Starting at the first line of the entries, extract each line up to and including the one that contains "ns_marks = [17, 45]", but leave out the pictures.

> _Stored records_:
______________________________

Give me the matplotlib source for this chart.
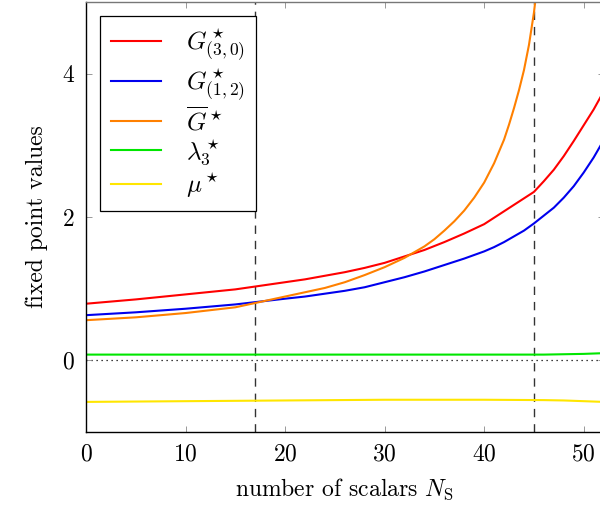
import matplotlib
matplotlib.use("Agg")
import matplotlib.pyplot as plt

plt.rcParams["font.family"] = ["cmr10"]
plt.rcParams["mathtext.fontset"] = "cm"
plt.rcParams["axes.formatter.use_mathtext"] = True

# Fixed point values versus number of scalars
ns_g30 = [0, 5, 10, 15, 20, 22, 24, 26, 28, 30, 32, 34, 36, 38, 40, 41, 42,
          43, 44, 45, 46, 47, 48, 49, 50, 51, 52]
g30 = [0.79, 0.85, 0.92, 0.99, 1.09, 1.13, 1.18, 1.23, 1.29, 1.36, 1.45, 1.54,
       1.65, 1.77, 1.90, 1.99, 2.08, 2.17, 2.26, 2.35, 2.50, 2.66, 2.85, 3.06,
       3.28, 3.50, 3.75]

ns_g12 = [0, 5, 10, 15, 20, 22, 24, 26, 28, 30, 32, 34, 36, 38, 40, 41, 42,
          43, 44, 45, 46, 47, 48, 49, 50, 51, 52]
g12 = [0.63, 0.67, 0.72, 0.78, 0.86, 0.89, 0.93, 0.97, 1.02, 1.09, 1.16, 1.24,
       1.33, 1.42, 1.52, 1.58, 1.65, 1.73, 1.81, 1.91, 2.02, 2.13, 2.27, 2.43,
       2.62, 2.83, 3.07]

ns_gbar = [0, 5, 10, 15, 17, 20, 22, 24, 26, 28, 30, 32, 34, 35, 36, 37, 38,
           39, 40, 41, 42, 42.5, 43, 43.5, 44, 44.5, 45, 45.3]
gbar = [0.56, 0.60, 0.66, 0.74, 0.80, 0.89, 0.95, 1.01, 1.09, 1.19, 1.30, 1.43,
        1.59, 1.69, 1.81, 1.94, 2.09, 2.27, 2.48, 2.75, 3.08, 3.29, 3.52, 3.77,
        4.05, 4.40, 4.85, 5.20]

ns_lam = [0, 10, 20, 30, 40, 46, 48, 50, 52]
lam3 = [0.08, 0.08, 0.08, 0.08, 0.08, 0.08, 0.085, 0.09, 0.10]

ns_mu = [0, 10, 20, 30, 40, 46, 48, 50, 52]
mu = [-0.58, -0.57, -0.56, -0.55, -0.55, -0.555, -0.56, -0.57, -0.58]

ns_marks = [17, 45]

fig = plt.figure(figsize=(6.0, 5.12), dpi=100)
ax = fig.add_axes([86 / 600, 1 - 432 / 512, 517.6 / 600, 430 / 512])

ax.axhline(0, color="black", lw=0.9, ls=(0, (1, 3)), zorder=1)
for xv in ns_marks:
    ax.axvline(xv, color="#333333", lw=1.0, ls=(0, (6, 5)), zorder=1)

lw = 1.5
ax.plot(ns_g30, g30, color="#ff0000", lw=lw, label=r"$G^\star_{(3,0)}$")
ax.plot(ns_g12, g12, color="#0000ee", lw=lw, label=r"$G^\star_{(1,2)}$")
ax.plot(ns_gbar, gbar, color="#ff8000", lw=lw, label=r"$\overline{G}^\star$")
ax.plot(ns_lam, lam3, color="#00e600", lw=lw, label=r"$\lambda_3^\star$")
ax.plot(ns_mu, mu, color="#ffe600", lw=lw, label=r"$\mu^\star$")

ax.set_xlim(0, 52)
ax.set_ylim(-1, 5)
ax.set_xticks([0, 10, 20, 30, 40, 50])
ax.set_yticks([0, 2, 4])
ax.tick_params(direction="in", top=True, right=True, length=4, width=0.6,
               color="#888888", labelsize=17, pad=8)
for s in ax.spines.values():
    s.set_linewidth(1.0)
ax.spines["top"].set_color("#777777")

ax.set_xlabel(r"number of scalars $N_\mathrm{S}$", fontsize=17, labelpad=8)
ax.set_ylabel("fixed point values", fontsize=17, labelpad=10)

leg = ax.legend(loc="upper left", fontsize=18, frameon=True, fancybox=False,
                edgecolor="black", framealpha=1, handlelength=2.0,
                borderpad=0.45, labelspacing=0.12, handletextpad=1.0,
                borderaxespad=0.55)
leg.get_frame().set_linewidth(0.9)

fig.savefig("out.png", dpi=100)
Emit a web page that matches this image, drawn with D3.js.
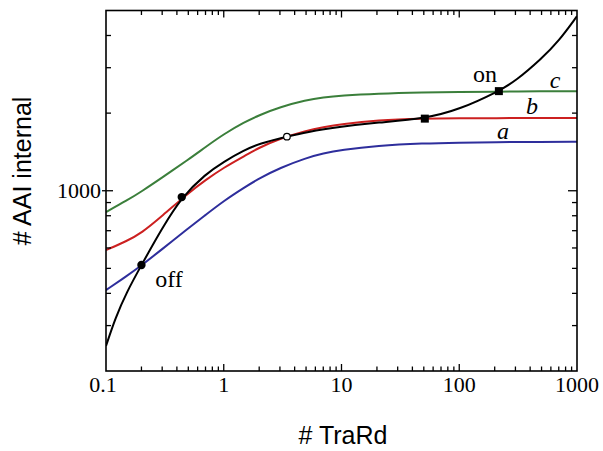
<!DOCTYPE html>
<html>
<head>
<meta charset="utf-8">
<script src="https://cdn.jsdelivr.net/npm/d3@7"></script>
<style>
  html, body { margin: 0; padding: 0; background: #fff; }
  svg { display: block; }
</style>
</head>
<body>
<svg id="chart" width="603" height="451"></svg>
<script>
// ---- data ----
const xGrid  = [0.1, 0.15, 0.2, 0.3, 0.5, 0.7, 1, 1.5, 2, 3, 5, 7, 10, 20, 50, 100, 200, 500, 1000];
const seriesA = [412, 467, 513, 594, 715, 805, 913, 1030, 1117, 1226, 1340, 1396, 1439, 1495, 1528, 1537, 1543, 1547, 1549];
const seriesB = [589, 638, 685, 798, 980, 1100, 1230, 1363, 1470, 1593, 1711, 1765, 1813, 1879, 1904, 1909, 1913, 1913, 1913];
const seriesC = [827, 916, 993, 1125, 1321, 1477, 1658, 1846, 1964, 2110, 2246, 2301, 2338, 2380, 2406, 2417, 2423, 2429, 2434];

const xBlack = [0.1, 0.12, 0.15, 0.2, 0.3, 0.44, 0.7, 1, 1.5, 2, 3.44, 5, 10, 20, 51, 100, 217, 300, 500, 700, 1000];
const seriesBlack = [250, 321, 405, 515, 717, 945, 1160, 1297, 1438, 1523, 1621, 1688, 1773, 1838, 1904, 2063, 2434, 2661, 3252, 3803, 4754];

const filledDots = [[0.2, 515], [0.44, 945]];
const openDots   = [[3.44, 1621]];
const squares    = [[51, 1904], [217, 2434]];

const xTickValues = [0.1, 1, 10, 100, 1000];
const xTickLabels = ["0.1", "1", "10", "100", "1000"];
const yTickValues = [1000];
const yTickLabels = ["1000"];

const xDomain = [0.1, 1000];
const yDomain = [200, 5000];

// ---- layout ----
const L = 106, R = 577, T = 10.5, B = 371;
const svg = d3.select("#chart");

const x = d3.scaleLog().domain(xDomain).range([L, R]);
const y = d3.scaleLog().domain(yDomain).range([B, T]);

const serif = "'Liberation Serif', 'Times New Roman', serif";
const sans  = "'Liberation Sans', Arial, sans-serif";

// curves
const line = d3.line().x(d => x(d[0])).y(d => y(d[1])).curve(d3.curveBasis);
const series = [
  { vals: seriesA, color: "#2e2e9c", xs: xGrid },
  { vals: seriesB, color: "#cc2020", xs: xGrid },
  { vals: seriesC, color: "#3b7f3b", xs: xGrid },
  { vals: seriesBlack, color: "#000000", xs: xBlack }
];
svg.append("clipPath").attr("id", "clip")
  .append("rect").attr("x", L).attr("y", T).attr("width", R - L).attr("height", B - T);
const g = svg.append("g").attr("clip-path", "url(#clip)");
series.forEach(s => {
  g.append("path")
    .attr("d", line(s.xs.map((v, i) => [v, s.vals[i]])))
    .attr("fill", "none")
    .attr("stroke", s.color)
    .attr("stroke-width", 2);
});

// markers
svg.selectAll(".fdot").data(filledDots).enter().append("circle")
  .attr("cx", d => x(d[0])).attr("cy", d => y(d[1])).attr("r", 4.2).attr("fill", "#000");
svg.selectAll(".odot").data(openDots).enter().append("circle")
  .attr("cx", d => x(d[0])).attr("cy", d => y(d[1])).attr("r", 3.3)
  .attr("fill", "#fff").attr("stroke", "#000").attr("stroke-width", 1.2);
svg.selectAll(".sq").data(squares).enter().append("rect")
  .attr("x", d => x(d[0]) - 4).attr("y", d => y(d[1]) - 4)
  .attr("width", 8).attr("height", 8).attr("fill", "#000");

// frame
svg.append("rect").attr("x", L).attr("y", T).attr("width", R - L).attr("height", B - T)
  .attr("fill", "none").attr("stroke", "#000").attr("stroke-width", 1.6);

// ticks
const isMajor = v => Math.abs(Math.log10(v) - Math.round(Math.log10(v))) < 1e-9;
const xt = x.ticks().filter(v => v > xDomain[0] * 1.0001 && v < xDomain[1] * 0.9999);
const yt = y.ticks().filter(v => v > yDomain[0] * 1.0001 && v < yDomain[1] * 0.9999);
const tk = svg.append("g").attr("stroke", "#000").attr("stroke-width", 1.3);
xt.forEach(v => {
  const len = isMajor(v) ? 7 : 4.5;
  tk.append("line").attr("x1", x(v)).attr("x2", x(v)).attr("y1", B).attr("y2", B - len);
  tk.append("line").attr("x1", x(v)).attr("x2", x(v)).attr("y1", T).attr("y2", T + len);
});
yt.forEach(v => {
  const major = isMajor(v);
  const len = major ? 7 : 5;
  tk.append("line").attr("x1", major ? L - 4 : L).attr("x2", L + len).attr("y1", y(v)).attr("y2", y(v));
  tk.append("line").attr("x1", R).attr("x2", R - len - (major ? 2 : 0)).attr("y1", y(v)).attr("y2", y(v));
});

// tick labels
svg.selectAll(".xl").data(xTickValues).enter().append("text")
  .attr("x", (d, i) => x(d) - (i === 0 ? 3 : 0)).attr("y", 391.5)
  .attr("text-anchor", "middle").attr("font-family", serif).attr("font-size", 22)
  .text((d, i) => xTickLabels[i]);
svg.selectAll(".yl").data(yTickValues).enter().append("text")
  .attr("x", L - 5).attr("y", d => y(d) + 7.5)
  .attr("text-anchor", "end").attr("font-family", serif).attr("font-size", 22)
  .text((d, i) => yTickLabels[i]);

// axis titles
svg.append("text").attr("x", 343).attr("y", 444).attr("text-anchor", "middle")
  .attr("font-family", sans).attr("font-size", 25).text("# TraRd");
svg.append("text").attr("transform", "translate(31,171) rotate(-90)").attr("text-anchor", "middle")
  .attr("font-family", sans).attr("font-size", 25).text("# AAI internal");

// annotations
const ann = [
  { t: "off", x: 169, y: 287, it: false },
  { t: "on",  x: 485, y: 82,  it: false },
  { t: "a",   x: 503, y: 139, it: true },
  { t: "b",   x: 532, y: 114, it: true },
  { t: "c",   x: 555, y: 88,  it: true }
];
ann.forEach(a => {
  svg.append("text").attr("x", a.x).attr("y", a.y).attr("text-anchor", "middle")
    .attr("font-family", serif).attr("font-size", 24)
    .attr("font-style", a.it ? "italic" : "normal").text(a.t);
});
</script>
</body>
</html>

______________________________

> _Task output_:
Give me the matplotlib source for this chart.
import matplotlib
matplotlib.use("Agg")
import matplotlib.pyplot as plt

plt.rcParams["font.family"] = ["cmr10"]
plt.rcParams["mathtext.fontset"] = "cm"
plt.rcParams["axes.formatter.use_mathtext"] = True

# Fixed point values versus number of scalars
ns_g30 = [0, 5, 10, 15, 20, 22, 24, 26, 28, 30, 32, 34, 36, 38, 40, 41, 42,
          43, 44, 45, 46, 47, 48, 49, 50, 51, 52]
g30 = [0.79, 0.85, 0.92, 0.99, 1.09, 1.13, 1.18, 1.23, 1.29, 1.36, 1.45, 1.54,
       1.65, 1.77, 1.90, 1.99, 2.08, 2.17, 2.26, 2.35, 2.50, 2.66, 2.85, 3.06,
       3.28, 3.50, 3.75]

ns_g12 = [0, 5, 10, 15, 20, 22, 24, 26, 28, 30, 32, 34, 36, 38, 40, 41, 42,
          43, 44, 45, 46, 47, 48, 49, 50, 51, 52]
g12 = [0.63, 0.67, 0.72, 0.78, 0.86, 0.89, 0.93, 0.97, 1.02, 1.09, 1.16, 1.24,
       1.33, 1.42, 1.52, 1.58, 1.65, 1.73, 1.81, 1.91, 2.02, 2.13, 2.27, 2.43,
       2.62, 2.83, 3.07]

ns_gbar = [0, 5, 10, 15, 17, 20, 22, 24, 26, 28, 30, 32, 34, 35, 36, 37, 38,
           39, 40, 41, 42, 42.5, 43, 43.5, 44, 44.5, 45, 45.3]
gbar = [0.56, 0.60, 0.66, 0.74, 0.80, 0.89, 0.95, 1.01, 1.09, 1.19, 1.30, 1.43,
        1.59, 1.69, 1.81, 1.94, 2.09, 2.27, 2.48, 2.75, 3.08, 3.29, 3.52, 3.77,
        4.05, 4.40, 4.85, 5.20]

ns_lam = [0, 10, 20, 30, 40, 46, 48, 50, 52]
lam3 = [0.08, 0.08, 0.08, 0.08, 0.08, 0.08, 0.085, 0.09, 0.10]

ns_mu = [0, 10, 20, 30, 40, 46, 48, 50, 52]
mu = [-0.58, -0.57, -0.56, -0.55, -0.55, -0.555, -0.56, -0.57, -0.58]

ns_marks = [17, 45]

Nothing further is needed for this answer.